What the task asks ▸
Leave out the pictures and restate the rest of the data exactly.

Supplied information ▸
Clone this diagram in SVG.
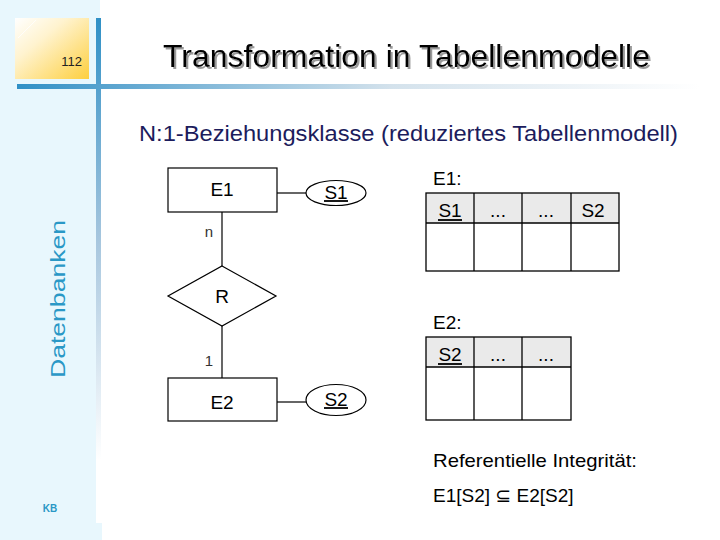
<svg xmlns="http://www.w3.org/2000/svg" width="720" height="540" viewBox="0 0 720 540">
  <defs>
    <linearGradient id="gOrange" x1="0" y1="0" x2="1" y2="1">
      <stop offset="0" stop-color="#ffffff"/>
      <stop offset="0.35" stop-color="#fff3cf"/>
      <stop offset="1" stop-color="#fdcf3e"/>
    </linearGradient>
    <linearGradient id="gVert" x1="0" y1="18" x2="0" y2="460" gradientUnits="userSpaceOnUse">
      <stop offset="0" stop-color="#2f90c6"/>
      <stop offset="0.5" stop-color="#a6c6de"/>
      <stop offset="1" stop-color="#ffffff"/>
    </linearGradient>
    <linearGradient id="gHor" x1="15" y1="0" x2="700" y2="0" gradientUnits="userSpaceOnUse">
      <stop offset="0" stop-color="#2f90c6"/>
      <stop offset="0.15" stop-color="#5ea6d0"/>
      <stop offset="0.55" stop-color="#d4e2ec"/>
      <stop offset="1" stop-color="#ffffff"/>
    </linearGradient>
    <filter id="shadow" x="-5%" y="-20%" width="110%" height="150%">
      <feOffset in="SourceAlpha" dx="2" dy="2" result="off"/>
      <feFlood flood-color="#9a9a9a"/>
      <feComposite in2="off" operator="in" result="sh"/>
      <feMerge>
        <feMergeNode in="sh"/>
        <feMergeNode in="SourceGraphic"/>
      </feMerge>
    </filter>
    <style>
      .t { font-family: "Liberation Sans", "DejaVu Sans", sans-serif; }
      .box { fill: #ffffff; stroke: #000000; stroke-width: 1.2; }
      .ln { stroke: #000000; stroke-width: 1.2; fill: none; }
      .lbl { font-size: 19px; fill: #000000; text-anchor: middle; }
      .card { font-size: 15px; fill: #333333; text-anchor: middle; }
      .hdr { fill: #eaeaea; stroke: none; }
      .grid { stroke: #000000; stroke-width: 1.3; fill: none; }
      .cell { font-size: 19px; fill: #000000; text-anchor: middle; }
      .ul { stroke: #000000; stroke-width: 1.8; }
    </style>
  </defs>

  <!-- background -->
  <rect x="0" y="0" width="720" height="540" fill="#ffffff"/>
  <rect x="0" y="0" width="100" height="540" fill="#e8f7fd"/>
  <rect x="0" y="523" width="102" height="17" fill="#e8f7fd"/>

  <!-- decoration -->
  <rect x="15" y="18" width="74" height="61" fill="url(#gOrange)"/>
  <path d="M18 38 L36 20" stroke="#ffffff" stroke-width="1" opacity="0.8"/>
  <rect x="96" y="18" width="5" height="505" fill="url(#gVert)"/>
  <rect x="17" y="84" width="700" height="5" fill="url(#gHor)"/>
  <text class="t" x="82" y="66" font-size="13" fill="#222222" text-anchor="end">112</text>

  <!-- title -->
  <text class="t" x="163" y="67" font-size="31.5" fill="#000000" filter="url(#shadow)" textLength="487" lengthAdjust="spacingAndGlyphs">Transformation in Tabellenmodelle</text>

  <text class="t" x="139" y="141" font-size="22" fill="#1c1c5c" textLength="539" lengthAdjust="spacingAndGlyphs">N:1-Beziehungsklasse (reduziertes Tabellenmodell)</text>

  <text class="t" transform="translate(65,299) rotate(-90)" font-size="21" fill="#2a98c6" text-anchor="middle" textLength="158" lengthAdjust="spacingAndGlyphs">Datenbanken</text>
  <text class="t" x="50" y="512" font-size="10" font-weight="bold" fill="#2a98c6" text-anchor="middle">KB</text>

  <!-- connectors -->
  <g id="connectors">
    <line class="ln" x1="277" y1="193" x2="306" y2="193"/>
    <line class="ln" x1="222" y1="212" x2="222" y2="266"/>
    <line class="ln" x1="222" y1="326" x2="222" y2="378"/>
    <line class="ln" x1="277" y1="402" x2="306" y2="402"/>
    <text class="t card" x="209" y="237">n</text>
    <text class="t card" x="209" y="366">1</text>
  </g>

  <g id="E1">
    <rect class="box" x="168" y="168" width="109" height="44"/>
    <text class="t lbl" x="222" y="196">E1</text>
  </g>
  <g id="S1">
    <ellipse class="box" cx="336" cy="193" rx="30" ry="12.5"/>
    <text class="t lbl" x="336" y="199">S1</text>
    <line class="ul" x1="324" y1="201" x2="348" y2="201"/>
  </g>
  <g id="R">
    <polygon class="box" points="222,266 276,296 222,326 168,296"/>
    <text class="t lbl" x="222" y="303">R</text>
  </g>
  <g id="E2">
    <rect class="box" x="168" y="378" width="109" height="43"/>
    <text class="t lbl" x="222" y="409">E2</text>
  </g>
  <g id="S2">
    <ellipse class="box" cx="336" cy="400" rx="30" ry="15.5"/>
    <text class="t lbl" x="336" y="406">S2</text>
    <line class="ul" x1="324" y1="408" x2="348" y2="408"/>
  </g>

  <!-- table E1 -->
  <g id="table-E1">
    <text class="t" x="433" y="185" font-size="19" fill="#000000">E1:</text>
    <rect class="hdr" x="426" y="193" width="193" height="30"/>
    <rect class="grid" x="426" y="193" width="193" height="78"/>
    <line class="grid" x1="426" y1="223" x2="619" y2="223"/>
    <line class="grid" x1="474" y1="193" x2="474" y2="271"/>
    <line class="grid" x1="522" y1="193" x2="522" y2="271"/>
    <line class="grid" x1="571" y1="193" x2="571" y2="271"/>
    <text class="t cell" x="450" y="217">S1</text>
    <line class="ul" x1="438" y1="220" x2="462" y2="220"/>
    <text class="t cell" x="498" y="217">...</text>
    <text class="t cell" x="546" y="217">...</text>
    <text class="t cell" x="593" y="217">S2</text>
  </g>

  <!-- table E2 -->
  <g id="table-E2">
    <text class="t" x="433" y="329" font-size="19" fill="#000000">E2:</text>
    <rect class="hdr" x="426" y="337" width="145" height="30"/>
    <rect class="grid" x="426" y="337" width="145" height="83"/>
    <line class="grid" x1="426" y1="367" x2="571" y2="367"/>
    <line class="grid" x1="474" y1="337" x2="474" y2="420"/>
    <line class="grid" x1="522" y1="337" x2="522" y2="420"/>
    <text class="t cell" x="450" y="361">S2</text>
    <line class="ul" x1="438" y1="364" x2="462" y2="364"/>
    <text class="t cell" x="498" y="361">...</text>
    <text class="t cell" x="546" y="361">...</text>
  </g>

  <g id="integrity">
    <text class="t" x="433" y="467" font-size="19" fill="#000000" textLength="204" lengthAdjust="spacingAndGlyphs">Referentielle Integrität:</text>
    <text class="t" x="433" y="502" font-size="19" fill="#000000">E1[S2] ⊆ E2[S2]</text>
  </g>
</svg>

Final answer ▸
Clone this diagram in SVG.
<svg xmlns="http://www.w3.org/2000/svg" width="720" height="540" viewBox="0 0 720 540">
  <defs>
    <linearGradient id="gOrange" x1="0" y1="0" x2="1" y2="1">
      <stop offset="0" stop-color="#ffffff"/>
      <stop offset="0.35" stop-color="#fff3cf"/>
      <stop offset="1" stop-color="#fdcf3e"/>
    </linearGradient>
    <linearGradient id="gVert" x1="0" y1="18" x2="0" y2="460" gradientUnits="userSpaceOnUse">
      <stop offset="0" stop-color="#2f90c6"/>
      <stop offset="0.5" stop-color="#a6c6de"/>
      <stop offset="1" stop-color="#ffffff"/>
    </linearGradient>
    <linearGradient id="gHor" x1="15" y1="0" x2="700" y2="0" gradientUnits="userSpaceOnUse">
      <stop offset="0" stop-color="#2f90c6"/>
      <stop offset="0.15" stop-color="#5ea6d0"/>
      <stop offset="0.55" stop-color="#d4e2ec"/>
      <stop offset="1" stop-color="#ffffff"/>
    </linearGradient>
    <filter id="shadow" x="-5%" y="-20%" width="110%" height="150%">
      <feOffset in="SourceAlpha" dx="2" dy="2" result="off"/>
      <feFlood flood-color="#9a9a9a"/>
      <feComposite in2="off" operator="in" result="sh"/>
      <feMerge>
        <feMergeNode in="sh"/>
        <feMergeNode in="SourceGraphic"/>
      </feMerge>
    </filter>
    <style>
      .t { font-family: "Liberation Sans", "DejaVu Sans", sans-serif; }
      .box { fill: #ffffff; stroke: #000000; stroke-width: 1.2; }
      .ln { stroke: #000000; stroke-width: 1.2; fill: none; }
      .lbl { font-size: 19px; fill: #000000; text-anchor: middle; }
      .card { font-size: 15px; fill: #333333; text-anchor: middle; }
      .hdr { fill: #eaeaea; stroke: none; }
      .grid { stroke: #000000; stroke-width: 1.3; fill: none; }
      .cell { font-size: 19px; fill: #000000; text-anchor: middle; }
      .ul { stroke: #000000; stroke-width: 1.8; }
    </style>
  </defs>

  <!-- background -->
  <rect x="0" y="0" width="720" height="540" fill="#ffffff"/>
  <rect x="0" y="0" width="100" height="540" fill="#e8f7fd"/>
  <rect x="0" y="523" width="102" height="17" fill="#e8f7fd"/>

  <!-- decoration -->
  <rect x="15" y="18" width="74" height="61" fill="url(#gOrange)"/>
  <path d="M18 38 L36 20" stroke="#ffffff" stroke-width="1" opacity="0.8"/>
  <rect x="96" y="18" width="5" height="505" fill="url(#gVert)"/>
  <rect x="17" y="84" width="700" height="5" fill="url(#gHor)"/>
  <text class="t" x="82" y="66" font-size="13" fill="#222222" text-anchor="end">112</text>

  <!-- title -->
  <text class="t" x="163" y="67" font-size="31.5" fill="#000000" filter="url(#shadow)" textLength="487" lengthAdjust="spacingAndGlyphs">Transformation in Tabellenmodelle</text>

  <text class="t" x="139" y="141" font-size="22" fill="#1c1c5c" textLength="539" lengthAdjust="spacingAndGlyphs">N:1-Beziehungsklasse (reduziertes Tabellenmodell)</text>

  <text class="t" transform="translate(65,299) rotate(-90)" font-size="21" fill="#2a98c6" text-anchor="middle" textLength="158" lengthAdjust="spacingAndGlyphs">Datenbanken</text>
  <text class="t" x="50" y="512" font-size="10" font-weight="bold" fill="#2a98c6" text-anchor="middle">KB</text>

  <!-- connectors -->
  <g id="connectors">
    <line class="ln" x1="277" y1="193" x2="306" y2="193"/>
    <line class="ln" x1="222" y1="212" x2="222" y2="266"/>
    <line class="ln" x1="222" y1="326" x2="222" y2="378"/>
    <line class="ln" x1="277" y1="402" x2="306" y2="402"/>
    <text class="t card" x="209" y="237">n</text>
    <text class="t card" x="209" y="366">1</text>
  </g>

  <g id="E1">
    <rect class="box" x="168" y="168" width="109" height="44"/>
    <text class="t lbl" x="222" y="196">E1</text>
  </g>
  <g id="S1">
    <ellipse class="box" cx="336" cy="193" rx="30" ry="12.5"/>
    <text class="t lbl" x="336" y="199">S1</text>
    <line class="ul" x1="324" y1="201" x2="348" y2="201"/>
  </g>
  <g id="R">
    <polygon class="box" points="222,266 276,296 222,326 168,296"/>
    <text class="t lbl" x="222" y="303">R</text>
  </g>
  <g id="E2">
    <rect class="box" x="168" y="378" width="109" height="43"/>
    <text class="t lbl" x="222" y="409">E2</text>
  </g>
  <g id="S2">
    <ellipse class="box" cx="336" cy="400" rx="30" ry="15.5"/>
    <text class="t lbl" x="336" y="406">S2</text>
    <line class="ul" x1="324" y1="408" x2="348" y2="408"/>
  </g>

  <!-- table E1 -->
  <g id="table-E1">
    <text class="t" x="433" y="185" font-size="19" fill="#000000">E1:</text>
    <rect class="hdr" x="426" y="193" width="193" height="30"/>
    <rect class="grid" x="426" y="193" width="193" height="78"/>
    <line class="grid" x1="426" y1="223" x2="619" y2="223"/>
    <line class="grid" x1="474" y1="193" x2="474" y2="271"/>
    <line class="grid" x1="522" y1="193" x2="522" y2="271"/>
    <line class="grid" x1="571" y1="193" x2="571" y2="271"/>
    <text class="t cell" x="450" y="217">S1</text>
    <line class="ul" x1="438" y1="220" x2="462" y2="220"/>
    <text class="t cell" x="498" y="217">...</text>
    <text class="t cell" x="546" y="217">...</text>
    <text class="t cell" x="593" y="217">S2</text>
  </g>

  <!-- table E2 -->
  <g id="table-E2">
    <text class="t" x="433" y="329" font-size="19" fill="#000000">E2:</text>
    <rect class="hdr" x="426" y="337" width="145" height="30"/>
    <rect class="grid" x="426" y="337" width="145" height="83"/>
    <line class="grid" x1="426" y1="367" x2="571" y2="367"/>
    <line class="grid" x1="474" y1="337" x2="474" y2="420"/>
    <line class="grid" x1="522" y1="337" x2="522" y2="420"/>
    <text class="t cell" x="450" y="361">S2</text>
    <line class="ul" x1="438" y1="364" x2="462" y2="364"/>
    <text class="t cell" x="498" y="361">...</text>
    <text class="t cell" x="546" y="361">...</text>
  </g>

  <g id="integrity">
    <text class="t" x="433" y="467" font-size="19" fill="#000000" textLength="204" lengthAdjust="spacingAndGlyphs">Referentielle Integrität:</text>
    <text class="t" x="433" y="502" font-size="19" fill="#000000">E1[S2] ⊆ E2[S2]</text>
  </g>
</svg>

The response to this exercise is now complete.